Месяцы, пророкотав, уходили и оборачивались годами. Я продолжал скитаться и сходил с ума от бесполезности собственной жизни. Не имея дохода, жил бедняком. Собирал в пепельницах паба недокуренные бычки. Не обращал внимания, что пальцы приобрели рыжевато-ржавый цвет. Глупо пялил глаза на прохожих. Спал на улице. Спал под дождем. Спал в своей спальне. Получил ценные уроки жизни, например, что тот человек, кто сидит, в восемь раз скорее даст сигарету, чем тот, кто идет, и в двадцать восемь — чем тот, кто едет в машине, которая следует в потоке другого транспорта. Никаких вечеринок, никаких приглашений, никакого общения. Я усвоил, что отстранение дается легко. Отступление? Тоже легко. Спрятаться? Раствориться? Отделить себя от всех? Пара пустяков. Когда ты пятишься от мира, мир в той же степени пятится от тебя. Получается своеобразный тустеп: ты в паре с миром. Я не искал неприятностей, но меня убивало, что неприятности меня не находили. Бездействие вызывает у меня такое же душевное смятение, какое царит на Нью-Йоркской бирже, если рухнули рынки. Так уж я устроен. За три года со мной ничего не случилось, и это очень, очень выводило меня из себя.
Горожане стали смотреть на меня с выражением, близким к ужасу. Признаю: в те дни я являл собой странную личность — бледный, небритый, нечесаный. Однажды зимним вечером я узнал, что неофициально объявлен первым городским бездомным сумасшедшим, хотя у меня по-прежнему был дом.
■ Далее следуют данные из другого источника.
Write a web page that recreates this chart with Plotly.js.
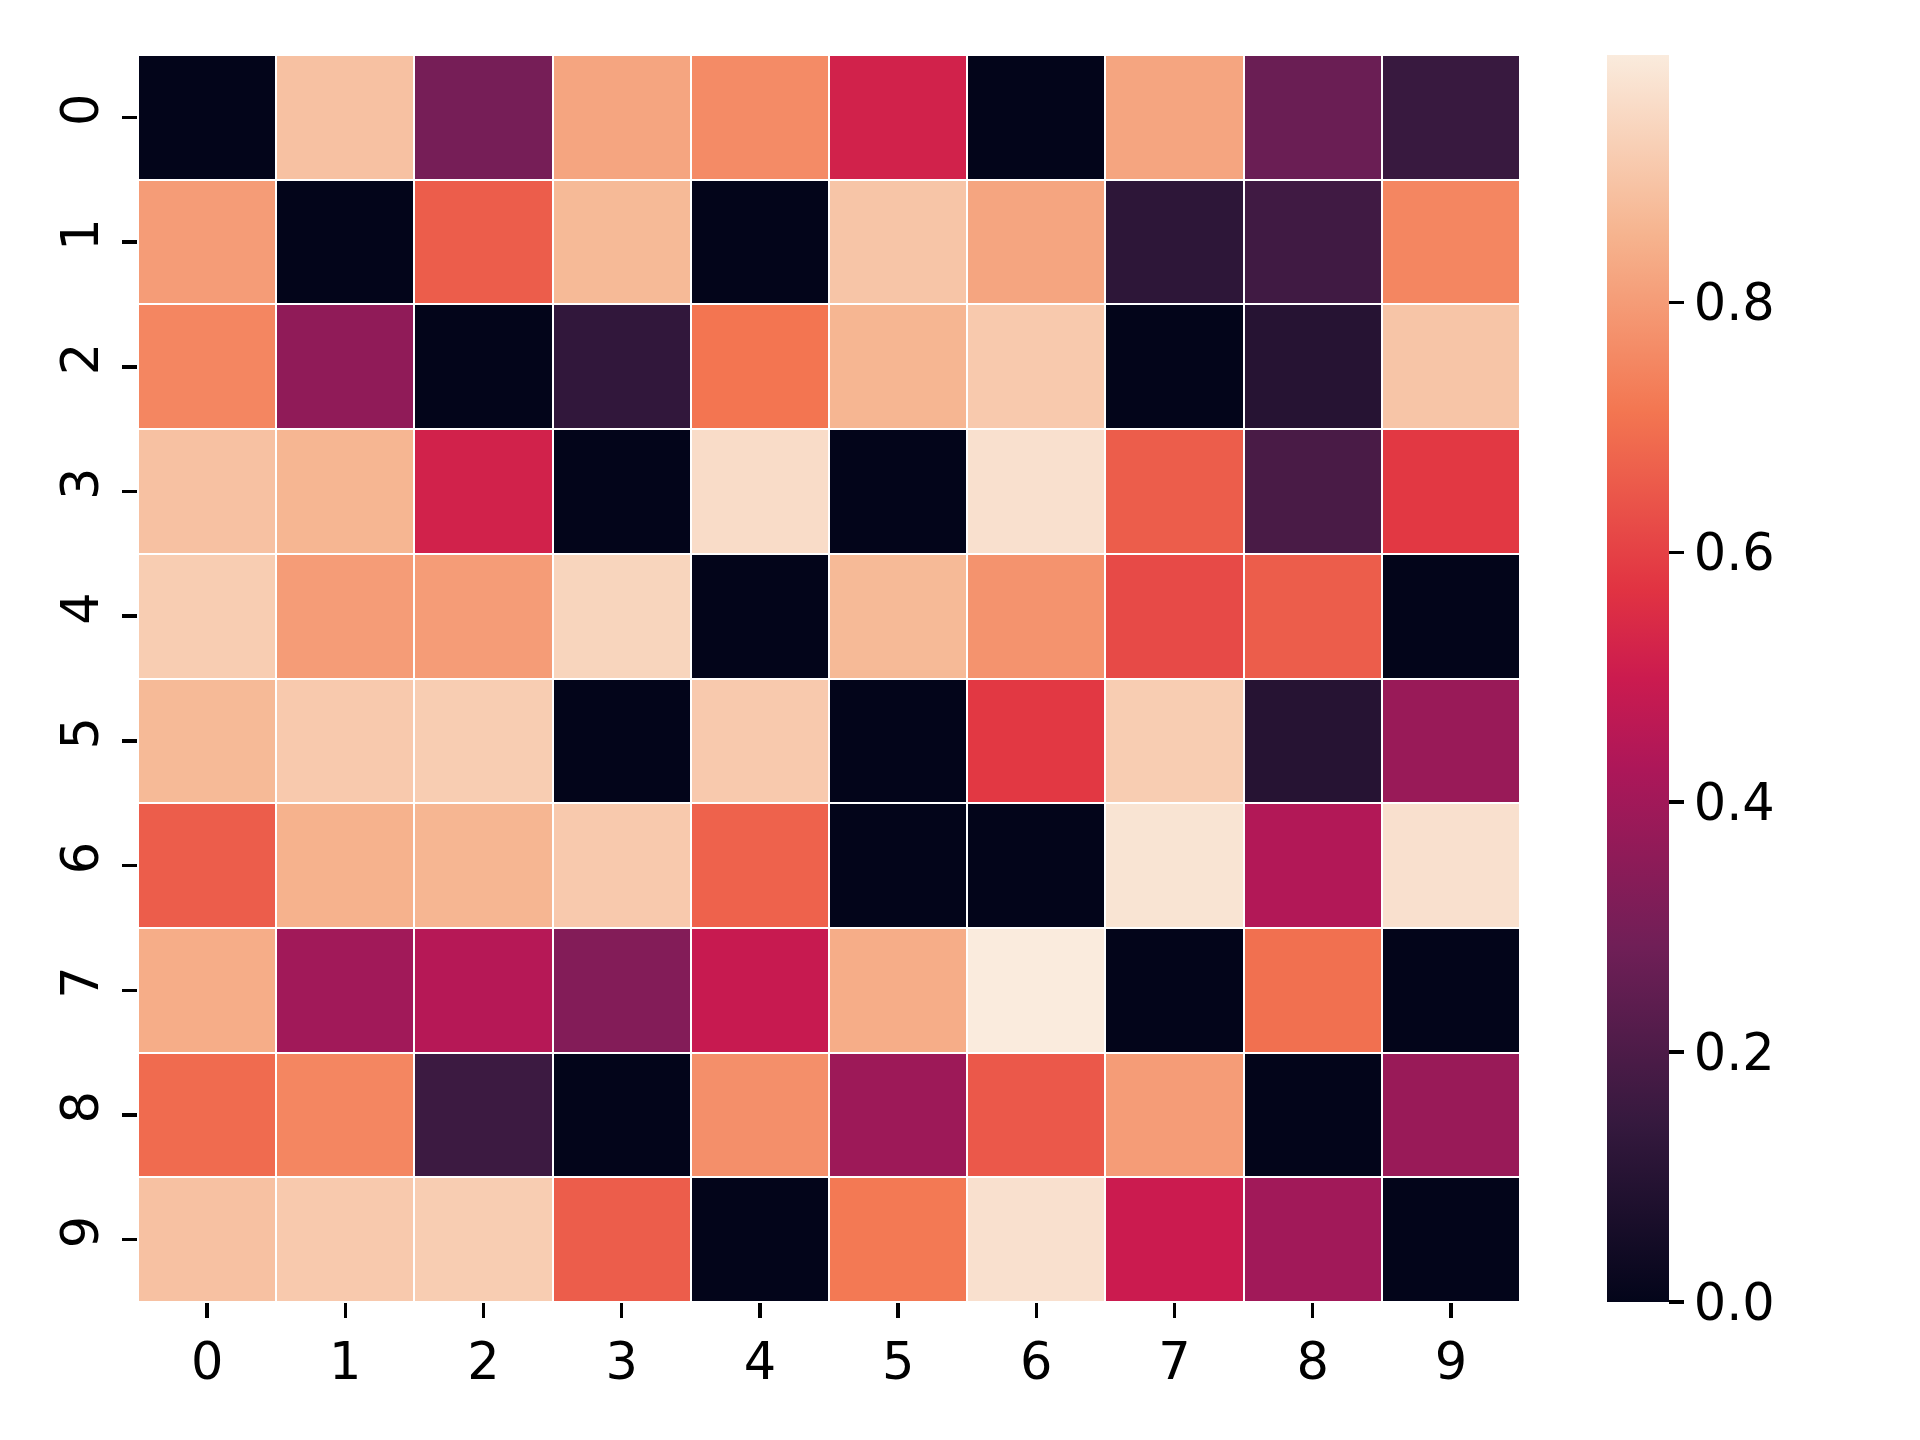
<!DOCTYPE html>
<html>
<head>
<meta charset="utf-8">
<script src="https://cdn.plot.ly/plotly-3.0.1.min.js"></script>
<style>html,body{margin:0;padding:0;background:#fff;}#chart{width:1920px;height:1440px;}</style>
</head>
<body>
<div id="chart"></div>
<script>
var colLabels = ['0','1','2','3','4','5','6','7','8','9'];
var rowLabels = ['0','1','2','3','4','5','6','7','8','9'];
var row0 = [0.00, 0.89, 0.30, 0.82, 0.76, 0.52, 0.00, 0.82, 0.27, 0.15];
var row1 = [0.80, 0.00, 0.66, 0.87, 0.00, 0.90, 0.82, 0.12, 0.17, 0.75];
var row2 = [0.75, 0.36, 0.00, 0.13, 0.71, 0.86, 0.91, 0.00, 0.10, 0.90];
var row3 = [0.89, 0.86, 0.52, 0.00, 0.96, 0.00, 0.97, 0.66, 0.19, 0.58];
var row4 = [0.92, 0.80, 0.80, 0.94, 0.00, 0.87, 0.78, 0.62, 0.66, 0.00];
var row5 = [0.87, 0.91, 0.92, 0.00, 0.91, 0.00, 0.58, 0.92, 0.10, 0.38];
var row6 = [0.66, 0.85, 0.86, 0.91, 0.67, 0.00, 0.00, 0.98, 0.44, 0.97];
var row7 = [0.84, 0.40, 0.45, 0.33, 0.49, 0.84, 0.998, 0.00, 0.70, 0.00];
var row8 = [0.69, 0.75, 0.16, 0.00, 0.77, 0.39, 0.65, 0.80, 0.00, 0.38];
var row9 = [0.89, 0.91, 0.92, 0.66, 0.00, 0.72, 0.97, 0.50, 0.40, 0.00];
var cbTickVals = [0.0, 0.2, 0.4, 0.6, 0.8];
var cbTickText = ['0.0', '0.2', '0.4', '0.6', '0.8'];

var z = [row0,row1,row2,row3,row4,row5,row6,row7,row8,row9];

var rocket = [
  [0.0, '#03051a'],
  [1/7, '#35193e'],
  [2/7, '#701f57'],
  [3/7, '#ad1759'],
  [0.5, '#cb1b4f'],
  [4/7, '#e13342'],
  [5/7, '#f37651'],
  [6/7, '#f6b48f'],
  [1.0, '#faebdd']
];

var fontFam = 'DejaVu Sans, sans-serif';
var fs = 51;
var trace = {
  type: 'heatmap',
  z: z,
  x: colLabels,
  y: rowLabels,
  colorscale: rocket,
  zmin: 0,
  xgap: 2,
  ygap: 2,
  hoverongaps: false,
  colorbar: {
    x: 1.063,
    xanchor: 'left',
    xref: 'paper',
    y: 0,
    yanchor: 'bottom',
    len: 1,
    lenmode: 'fraction',
    thickness: 62,
    thicknessmode: 'pixels',
    outlinewidth: 0,
    ticks: 'outside',
    ticklen: 15,
    tickwidth: 3.5,
    tickcolor: '#000',
    tickvals: cbTickVals,
    ticktext: cbTickText,
    tickfont: {family: fontFam, size: fs, color: '#000'},
    xpad: 0,
    ypad: 0
  }
};

var layout = {
  width: 1920,
  height: 1440,
  margin: {l: 138, r: 400, t: 55, b: 138},
  paper_bgcolor: '#fff',
  plot_bgcolor: '#fff',
  font: {family: fontFam, size: fs, color: '#000'},
  xaxis: {
    type: 'category',
    showgrid: false,
    zeroline: false,
    showline: false,
    ticks: 'outside',
    ticklen: 15,
    tickwidth: 3.5,
    tickcolor: '#000',
    tickfont: {family: fontFam, size: fs, color: '#000'},
    ticklabelstandoff: 0
  },
  yaxis: {
    type: 'category',
    autorange: 'reversed',
    showgrid: false,
    zeroline: false,
    showline: false,
    ticks: 'outside',
    ticklen: 15,
    tickwidth: 3.5,
    tickcolor: '#000',
    tickangle: -90,
    tickfont: {family: fontFam, size: fs, color: '#000'},
    ticklabelstandoff: 4
  }
};

Plotly.newPlot('chart', [trace], layout, {displayModeBar: false, staticPlot: true});
</script>
</body>
</html>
А вопросы оставались, и с каждым месяцем требование ответов становилось громче и настойчивее. Я продолжал непрерывный сеанс внутреннего созерцания звезд, где звезды были моими мыслями, импульсами и поступками. Я бродил в грязи и пыли и забивал голову литературой и философией. Первый настоящий совет, как утешиться, дал мне Гарри, когда мы встречались с ним еще в тюрьме, — он познакомил меня с Ницше.